## Start Supplied data
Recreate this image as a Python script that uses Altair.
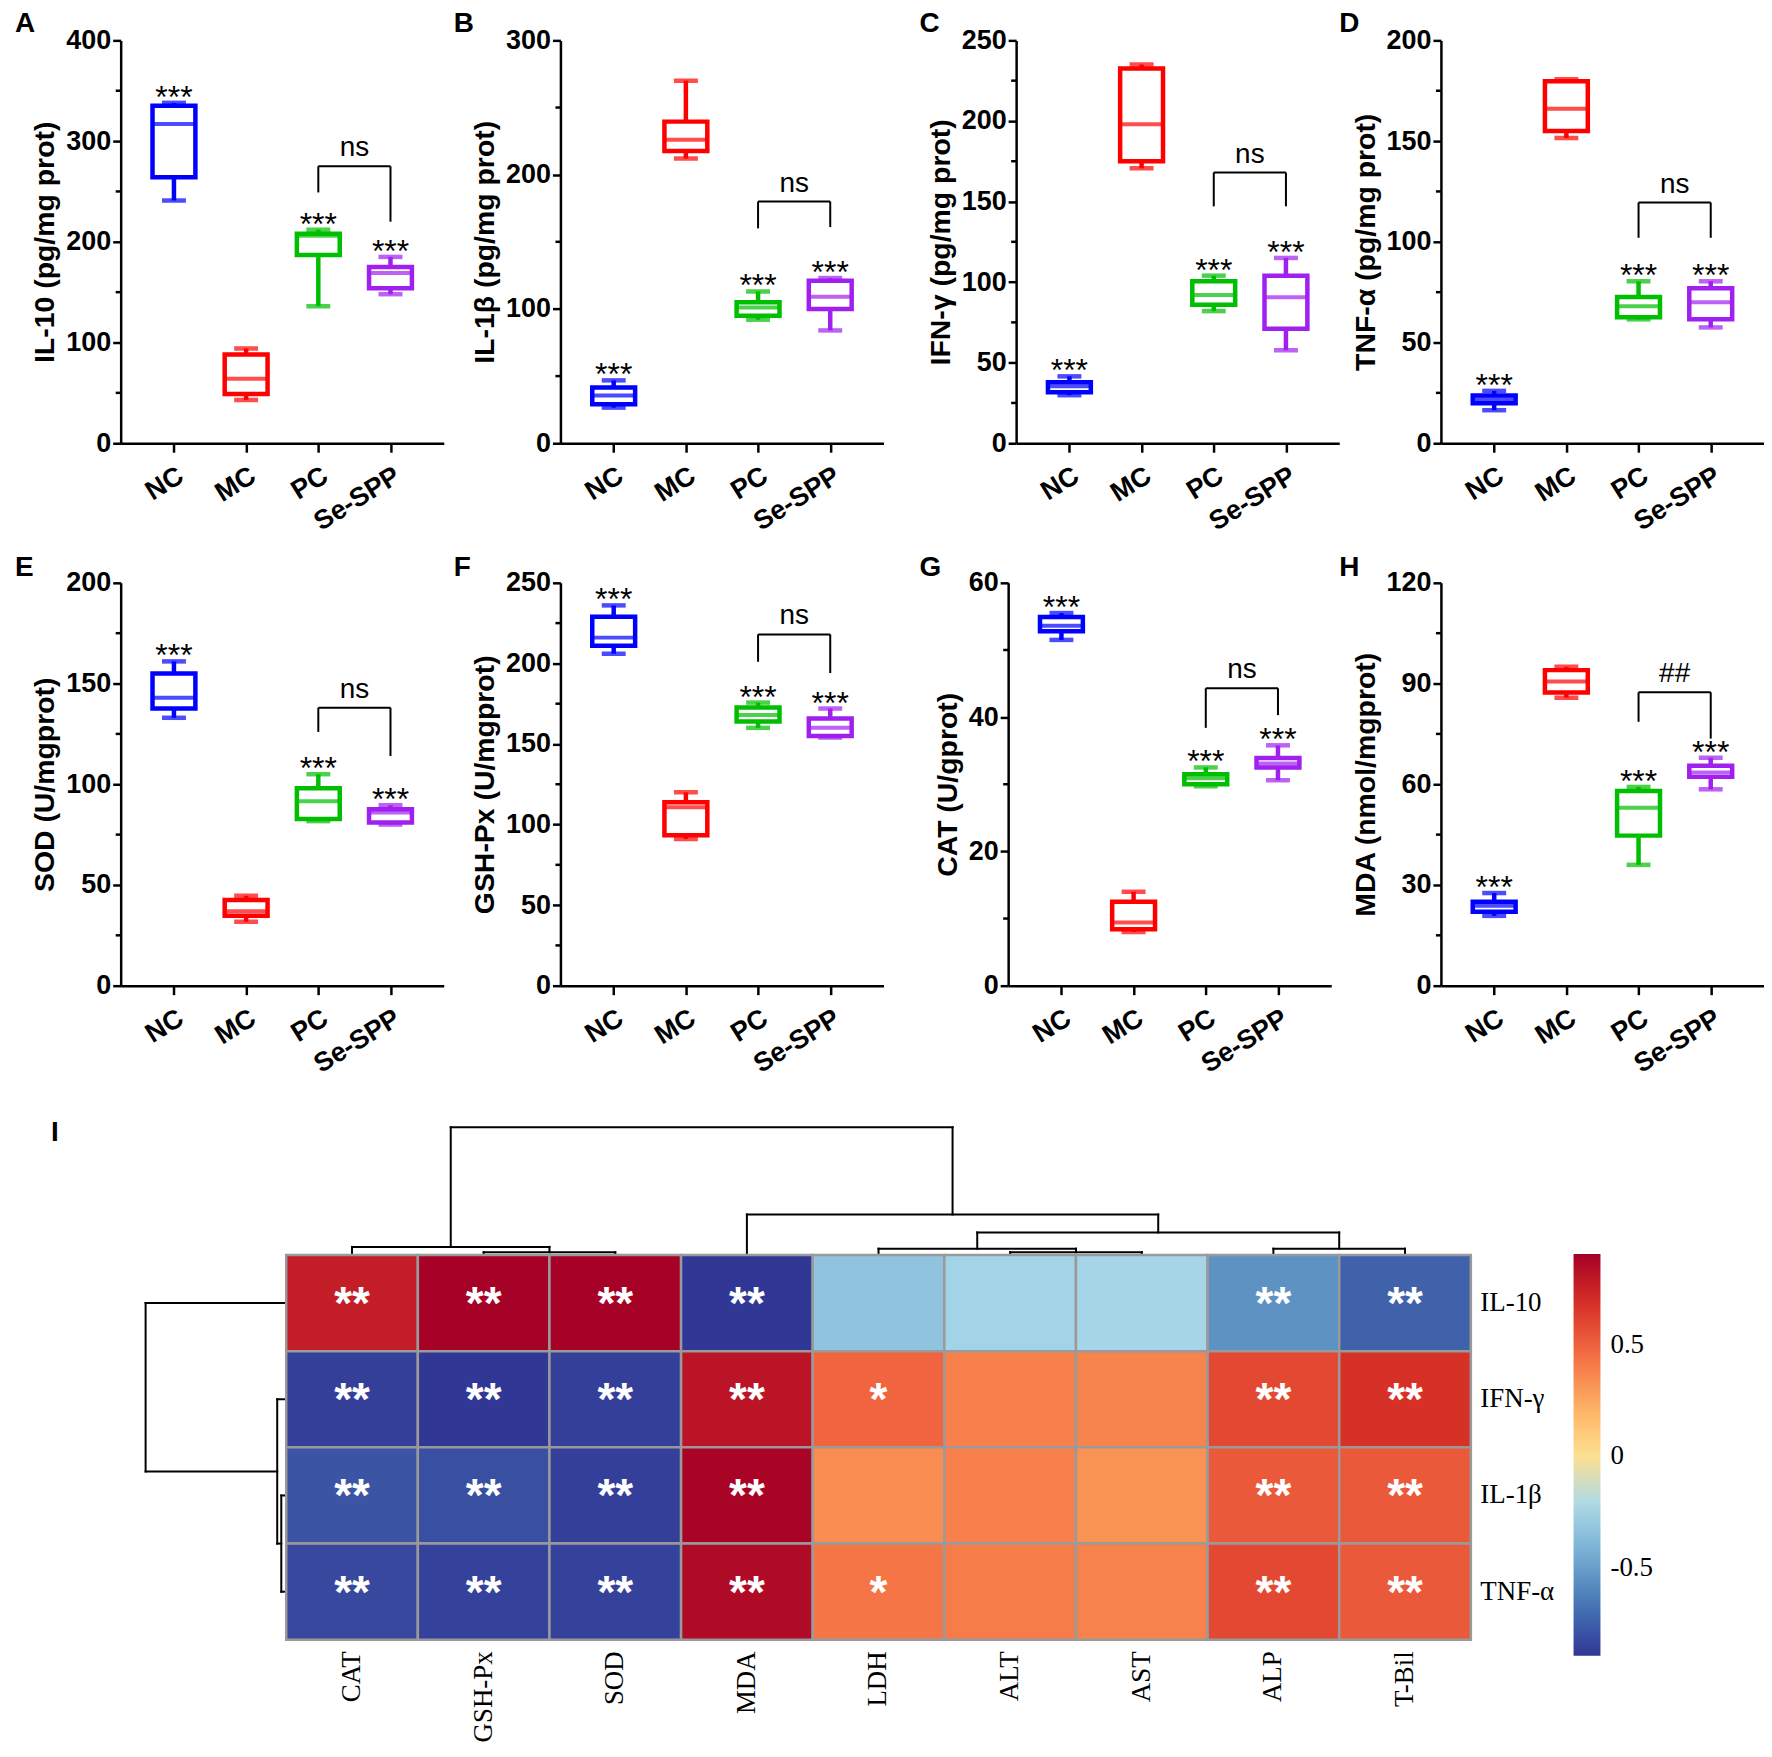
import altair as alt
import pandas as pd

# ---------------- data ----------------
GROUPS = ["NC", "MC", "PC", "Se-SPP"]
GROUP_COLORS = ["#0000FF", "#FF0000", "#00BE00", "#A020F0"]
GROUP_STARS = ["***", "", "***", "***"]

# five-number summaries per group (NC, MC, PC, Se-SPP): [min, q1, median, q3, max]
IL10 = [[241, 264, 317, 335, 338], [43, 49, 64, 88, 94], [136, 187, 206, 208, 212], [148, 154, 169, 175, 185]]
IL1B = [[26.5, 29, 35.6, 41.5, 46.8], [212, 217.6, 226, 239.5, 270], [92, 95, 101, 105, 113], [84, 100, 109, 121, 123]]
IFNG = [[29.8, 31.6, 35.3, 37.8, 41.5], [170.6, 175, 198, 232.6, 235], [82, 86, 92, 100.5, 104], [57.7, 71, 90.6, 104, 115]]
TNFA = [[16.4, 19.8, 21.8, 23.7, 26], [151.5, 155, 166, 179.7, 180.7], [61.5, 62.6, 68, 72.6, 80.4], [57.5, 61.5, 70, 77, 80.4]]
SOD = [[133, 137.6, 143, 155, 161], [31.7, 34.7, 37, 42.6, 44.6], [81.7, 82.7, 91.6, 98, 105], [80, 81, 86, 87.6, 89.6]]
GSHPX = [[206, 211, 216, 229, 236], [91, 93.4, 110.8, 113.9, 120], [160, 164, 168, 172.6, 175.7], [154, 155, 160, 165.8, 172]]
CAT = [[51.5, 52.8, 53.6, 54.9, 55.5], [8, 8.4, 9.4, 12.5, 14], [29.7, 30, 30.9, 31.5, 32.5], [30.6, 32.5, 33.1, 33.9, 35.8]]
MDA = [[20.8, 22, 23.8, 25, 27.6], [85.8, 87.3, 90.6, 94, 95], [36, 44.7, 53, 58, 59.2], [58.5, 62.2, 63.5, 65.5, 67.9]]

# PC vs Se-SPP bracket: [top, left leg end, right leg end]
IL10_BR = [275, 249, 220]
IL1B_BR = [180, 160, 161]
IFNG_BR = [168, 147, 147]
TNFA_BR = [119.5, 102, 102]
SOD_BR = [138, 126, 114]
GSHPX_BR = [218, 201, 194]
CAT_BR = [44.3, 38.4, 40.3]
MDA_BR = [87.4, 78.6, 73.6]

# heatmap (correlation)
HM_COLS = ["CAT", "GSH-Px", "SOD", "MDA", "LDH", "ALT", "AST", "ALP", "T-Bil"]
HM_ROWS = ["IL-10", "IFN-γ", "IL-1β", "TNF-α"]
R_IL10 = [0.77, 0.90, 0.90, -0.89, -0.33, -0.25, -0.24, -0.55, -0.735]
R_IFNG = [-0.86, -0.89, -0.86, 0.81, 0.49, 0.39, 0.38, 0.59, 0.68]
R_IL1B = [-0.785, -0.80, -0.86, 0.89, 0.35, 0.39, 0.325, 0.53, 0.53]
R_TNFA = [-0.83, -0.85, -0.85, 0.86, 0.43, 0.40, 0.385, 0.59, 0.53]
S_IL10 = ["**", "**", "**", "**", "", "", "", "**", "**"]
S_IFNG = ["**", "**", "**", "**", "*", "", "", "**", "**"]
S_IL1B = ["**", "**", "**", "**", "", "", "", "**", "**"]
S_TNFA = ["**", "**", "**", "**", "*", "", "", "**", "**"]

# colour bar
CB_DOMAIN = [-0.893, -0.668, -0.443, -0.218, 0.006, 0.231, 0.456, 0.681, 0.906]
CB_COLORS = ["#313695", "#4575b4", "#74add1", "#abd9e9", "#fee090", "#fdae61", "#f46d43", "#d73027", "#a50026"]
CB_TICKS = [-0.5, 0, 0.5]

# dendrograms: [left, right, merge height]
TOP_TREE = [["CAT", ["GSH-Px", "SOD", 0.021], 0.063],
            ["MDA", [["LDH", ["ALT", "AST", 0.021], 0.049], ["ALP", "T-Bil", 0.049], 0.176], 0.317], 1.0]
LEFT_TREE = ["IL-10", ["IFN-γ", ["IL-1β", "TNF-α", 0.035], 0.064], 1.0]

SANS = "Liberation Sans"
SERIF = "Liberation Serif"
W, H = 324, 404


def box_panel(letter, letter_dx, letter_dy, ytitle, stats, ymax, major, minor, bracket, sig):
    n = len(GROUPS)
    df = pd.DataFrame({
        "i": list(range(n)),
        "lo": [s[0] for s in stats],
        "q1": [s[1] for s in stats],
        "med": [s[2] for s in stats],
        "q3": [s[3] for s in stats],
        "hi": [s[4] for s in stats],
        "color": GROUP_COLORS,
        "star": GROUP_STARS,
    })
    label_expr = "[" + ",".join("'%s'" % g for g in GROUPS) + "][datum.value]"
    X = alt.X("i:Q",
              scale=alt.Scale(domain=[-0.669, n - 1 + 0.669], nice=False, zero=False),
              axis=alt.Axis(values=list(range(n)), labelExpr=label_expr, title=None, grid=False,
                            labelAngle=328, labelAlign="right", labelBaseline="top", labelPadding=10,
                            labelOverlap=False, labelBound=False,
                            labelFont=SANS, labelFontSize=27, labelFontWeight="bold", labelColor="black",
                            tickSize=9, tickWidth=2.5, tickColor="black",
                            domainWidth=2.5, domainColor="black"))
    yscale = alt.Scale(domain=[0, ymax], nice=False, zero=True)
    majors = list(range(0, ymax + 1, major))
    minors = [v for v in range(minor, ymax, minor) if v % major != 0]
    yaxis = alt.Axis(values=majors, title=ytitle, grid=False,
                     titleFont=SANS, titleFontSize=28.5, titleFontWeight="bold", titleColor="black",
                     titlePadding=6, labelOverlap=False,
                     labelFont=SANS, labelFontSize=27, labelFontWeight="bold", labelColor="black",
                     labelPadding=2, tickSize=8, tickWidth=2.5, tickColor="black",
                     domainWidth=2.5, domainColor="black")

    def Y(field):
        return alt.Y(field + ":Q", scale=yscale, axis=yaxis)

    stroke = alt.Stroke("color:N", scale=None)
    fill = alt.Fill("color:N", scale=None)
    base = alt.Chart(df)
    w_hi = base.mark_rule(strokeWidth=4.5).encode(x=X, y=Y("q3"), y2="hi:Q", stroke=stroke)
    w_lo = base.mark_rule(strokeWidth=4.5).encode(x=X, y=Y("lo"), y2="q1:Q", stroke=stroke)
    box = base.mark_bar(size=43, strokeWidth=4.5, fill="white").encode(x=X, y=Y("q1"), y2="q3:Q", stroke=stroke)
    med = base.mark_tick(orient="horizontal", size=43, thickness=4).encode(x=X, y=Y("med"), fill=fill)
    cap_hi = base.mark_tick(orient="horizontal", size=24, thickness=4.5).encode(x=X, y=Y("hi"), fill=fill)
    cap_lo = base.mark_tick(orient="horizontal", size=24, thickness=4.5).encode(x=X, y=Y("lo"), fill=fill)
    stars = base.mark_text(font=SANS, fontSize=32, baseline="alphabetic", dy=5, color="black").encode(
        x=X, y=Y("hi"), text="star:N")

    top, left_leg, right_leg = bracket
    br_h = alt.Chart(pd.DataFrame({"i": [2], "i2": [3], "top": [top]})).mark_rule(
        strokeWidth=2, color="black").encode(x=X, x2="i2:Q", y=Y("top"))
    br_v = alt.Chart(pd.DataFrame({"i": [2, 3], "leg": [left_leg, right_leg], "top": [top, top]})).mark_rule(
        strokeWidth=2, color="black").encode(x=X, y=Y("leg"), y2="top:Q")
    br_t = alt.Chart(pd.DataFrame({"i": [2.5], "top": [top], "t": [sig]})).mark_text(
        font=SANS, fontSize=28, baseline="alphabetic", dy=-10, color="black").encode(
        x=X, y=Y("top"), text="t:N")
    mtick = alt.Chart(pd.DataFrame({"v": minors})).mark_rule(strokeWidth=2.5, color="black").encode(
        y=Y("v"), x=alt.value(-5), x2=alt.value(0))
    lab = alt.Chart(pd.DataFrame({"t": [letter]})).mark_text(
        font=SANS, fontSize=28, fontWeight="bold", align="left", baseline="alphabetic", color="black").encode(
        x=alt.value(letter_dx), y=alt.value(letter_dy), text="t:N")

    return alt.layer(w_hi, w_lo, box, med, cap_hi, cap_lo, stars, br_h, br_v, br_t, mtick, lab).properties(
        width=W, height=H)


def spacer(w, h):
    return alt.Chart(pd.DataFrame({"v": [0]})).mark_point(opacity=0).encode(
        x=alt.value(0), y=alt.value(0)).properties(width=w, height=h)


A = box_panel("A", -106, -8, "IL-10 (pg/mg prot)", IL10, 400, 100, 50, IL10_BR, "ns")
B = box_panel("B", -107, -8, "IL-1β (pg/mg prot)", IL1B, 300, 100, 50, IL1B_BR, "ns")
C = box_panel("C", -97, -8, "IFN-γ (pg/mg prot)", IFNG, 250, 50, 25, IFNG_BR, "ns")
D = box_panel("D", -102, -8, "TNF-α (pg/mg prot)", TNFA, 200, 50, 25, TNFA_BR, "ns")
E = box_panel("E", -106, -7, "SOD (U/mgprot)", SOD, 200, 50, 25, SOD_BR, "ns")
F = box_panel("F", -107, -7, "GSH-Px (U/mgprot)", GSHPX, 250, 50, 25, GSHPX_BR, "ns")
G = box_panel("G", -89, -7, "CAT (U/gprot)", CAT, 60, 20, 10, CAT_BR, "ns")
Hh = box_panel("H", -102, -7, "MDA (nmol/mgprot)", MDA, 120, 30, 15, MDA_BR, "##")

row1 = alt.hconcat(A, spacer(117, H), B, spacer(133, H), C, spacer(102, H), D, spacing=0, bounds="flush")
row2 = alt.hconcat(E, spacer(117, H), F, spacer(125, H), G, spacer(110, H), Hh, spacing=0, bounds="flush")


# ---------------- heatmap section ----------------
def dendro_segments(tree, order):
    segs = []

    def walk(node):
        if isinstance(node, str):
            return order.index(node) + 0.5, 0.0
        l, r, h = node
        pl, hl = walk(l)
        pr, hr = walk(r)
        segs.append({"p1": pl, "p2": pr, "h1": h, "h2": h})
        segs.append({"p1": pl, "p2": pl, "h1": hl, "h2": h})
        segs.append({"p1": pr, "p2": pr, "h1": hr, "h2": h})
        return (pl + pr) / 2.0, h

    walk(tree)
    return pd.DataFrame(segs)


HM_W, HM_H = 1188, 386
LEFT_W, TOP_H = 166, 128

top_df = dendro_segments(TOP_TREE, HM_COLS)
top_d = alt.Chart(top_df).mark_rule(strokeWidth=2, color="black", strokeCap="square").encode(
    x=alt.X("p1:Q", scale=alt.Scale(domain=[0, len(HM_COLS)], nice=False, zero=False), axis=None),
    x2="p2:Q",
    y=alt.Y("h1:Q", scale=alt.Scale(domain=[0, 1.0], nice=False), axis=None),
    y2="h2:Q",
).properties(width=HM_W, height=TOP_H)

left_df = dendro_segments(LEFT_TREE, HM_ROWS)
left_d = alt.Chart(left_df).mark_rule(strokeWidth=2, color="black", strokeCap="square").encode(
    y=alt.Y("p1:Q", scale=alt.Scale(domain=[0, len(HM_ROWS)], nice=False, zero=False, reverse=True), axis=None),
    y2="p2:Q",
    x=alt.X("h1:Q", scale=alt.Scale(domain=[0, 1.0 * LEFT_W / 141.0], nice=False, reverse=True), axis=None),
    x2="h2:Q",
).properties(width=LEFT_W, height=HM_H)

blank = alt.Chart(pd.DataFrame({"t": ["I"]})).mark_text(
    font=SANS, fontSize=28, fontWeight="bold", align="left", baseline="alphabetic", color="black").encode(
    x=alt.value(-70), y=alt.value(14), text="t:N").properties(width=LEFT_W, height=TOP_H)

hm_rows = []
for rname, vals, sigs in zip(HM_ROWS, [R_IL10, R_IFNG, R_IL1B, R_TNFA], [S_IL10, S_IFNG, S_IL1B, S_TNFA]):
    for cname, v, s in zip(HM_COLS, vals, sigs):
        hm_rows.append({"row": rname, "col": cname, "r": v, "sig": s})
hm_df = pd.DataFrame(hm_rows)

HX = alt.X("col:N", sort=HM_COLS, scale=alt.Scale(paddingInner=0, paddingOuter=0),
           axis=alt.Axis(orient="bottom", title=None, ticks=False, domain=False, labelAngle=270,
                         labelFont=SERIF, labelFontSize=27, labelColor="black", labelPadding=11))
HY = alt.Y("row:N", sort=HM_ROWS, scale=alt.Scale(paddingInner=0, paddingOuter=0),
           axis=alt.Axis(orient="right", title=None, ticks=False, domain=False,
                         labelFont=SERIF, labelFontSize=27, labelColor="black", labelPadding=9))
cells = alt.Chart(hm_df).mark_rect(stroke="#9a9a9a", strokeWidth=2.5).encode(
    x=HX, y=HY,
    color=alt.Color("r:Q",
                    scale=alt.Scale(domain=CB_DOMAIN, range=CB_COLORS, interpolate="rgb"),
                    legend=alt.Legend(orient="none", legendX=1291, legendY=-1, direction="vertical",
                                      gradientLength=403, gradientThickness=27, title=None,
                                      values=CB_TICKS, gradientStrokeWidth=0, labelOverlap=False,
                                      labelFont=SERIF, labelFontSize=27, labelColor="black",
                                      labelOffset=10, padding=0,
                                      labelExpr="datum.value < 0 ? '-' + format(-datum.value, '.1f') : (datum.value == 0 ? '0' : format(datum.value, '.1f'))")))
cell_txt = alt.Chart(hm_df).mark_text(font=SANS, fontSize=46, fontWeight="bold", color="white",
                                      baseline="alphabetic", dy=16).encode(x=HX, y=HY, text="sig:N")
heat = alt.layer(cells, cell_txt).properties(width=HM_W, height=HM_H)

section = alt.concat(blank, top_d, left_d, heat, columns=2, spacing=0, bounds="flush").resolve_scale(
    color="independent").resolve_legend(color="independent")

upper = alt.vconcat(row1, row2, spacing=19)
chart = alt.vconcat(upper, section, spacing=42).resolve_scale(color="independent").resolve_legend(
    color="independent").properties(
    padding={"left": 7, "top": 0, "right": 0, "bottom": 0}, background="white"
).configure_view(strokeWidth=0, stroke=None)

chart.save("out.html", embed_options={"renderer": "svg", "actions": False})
## End Supplied data
Given instruction >> Repeat the lines above, starting at the first and stopping after the line that holds "MDA_BR = [87.4, 78.6, 73.6]", with the pictures left out.

Written response >>
Recreate this image as a Python script that uses Altair.
import altair as alt
import pandas as pd

# ---------------- data ----------------
GROUPS = ["NC", "MC", "PC", "Se-SPP"]
GROUP_COLORS = ["#0000FF", "#FF0000", "#00BE00", "#A020F0"]
GROUP_STARS = ["***", "", "***", "***"]

# five-number summaries per group (NC, MC, PC, Se-SPP): [min, q1, median, q3, max]
IL10 = [[241, 264, 317, 335, 338], [43, 49, 64, 88, 94], [136, 187, 206, 208, 212], [148, 154, 169, 175, 185]]
IL1B = [[26.5, 29, 35.6, 41.5, 46.8], [212, 217.6, 226, 239.5, 270], [92, 95, 101, 105, 113], [84, 100, 109, 121, 123]]
IFNG = [[29.8, 31.6, 35.3, 37.8, 41.5], [170.6, 175, 198, 232.6, 235], [82, 86, 92, 100.5, 104], [57.7, 71, 90.6, 104, 115]]
TNFA = [[16.4, 19.8, 21.8, 23.7, 26], [151.5, 155, 166, 179.7, 180.7], [61.5, 62.6, 68, 72.6, 80.4], [57.5, 61.5, 70, 77, 80.4]]
SOD = [[133, 137.6, 143, 155, 161], [31.7, 34.7, 37, 42.6, 44.6], [81.7, 82.7, 91.6, 98, 105], [80, 81, 86, 87.6, 89.6]]
GSHPX = [[206, 211, 216, 229, 236], [91, 93.4, 110.8, 113.9, 120], [160, 164, 168, 172.6, 175.7], [154, 155, 160, 165.8, 172]]
CAT = [[51.5, 52.8, 53.6, 54.9, 55.5], [8, 8.4, 9.4, 12.5, 14], [29.7, 30, 30.9, 31.5, 32.5], [30.6, 32.5, 33.1, 33.9, 35.8]]
MDA = [[20.8, 22, 23.8, 25, 27.6], [85.8, 87.3, 90.6, 94, 95], [36, 44.7, 53, 58, 59.2], [58.5, 62.2, 63.5, 65.5, 67.9]]

# PC vs Se-SPP bracket: [top, left leg end, right leg end]
IL10_BR = [275, 249, 220]
IL1B_BR = [180, 160, 161]
IFNG_BR = [168, 147, 147]
TNFA_BR = [119.5, 102, 102]
SOD_BR = [138, 126, 114]
GSHPX_BR = [218, 201, 194]
CAT_BR = [44.3, 38.4, 40.3]
MDA_BR = [87.4, 78.6, 73.6]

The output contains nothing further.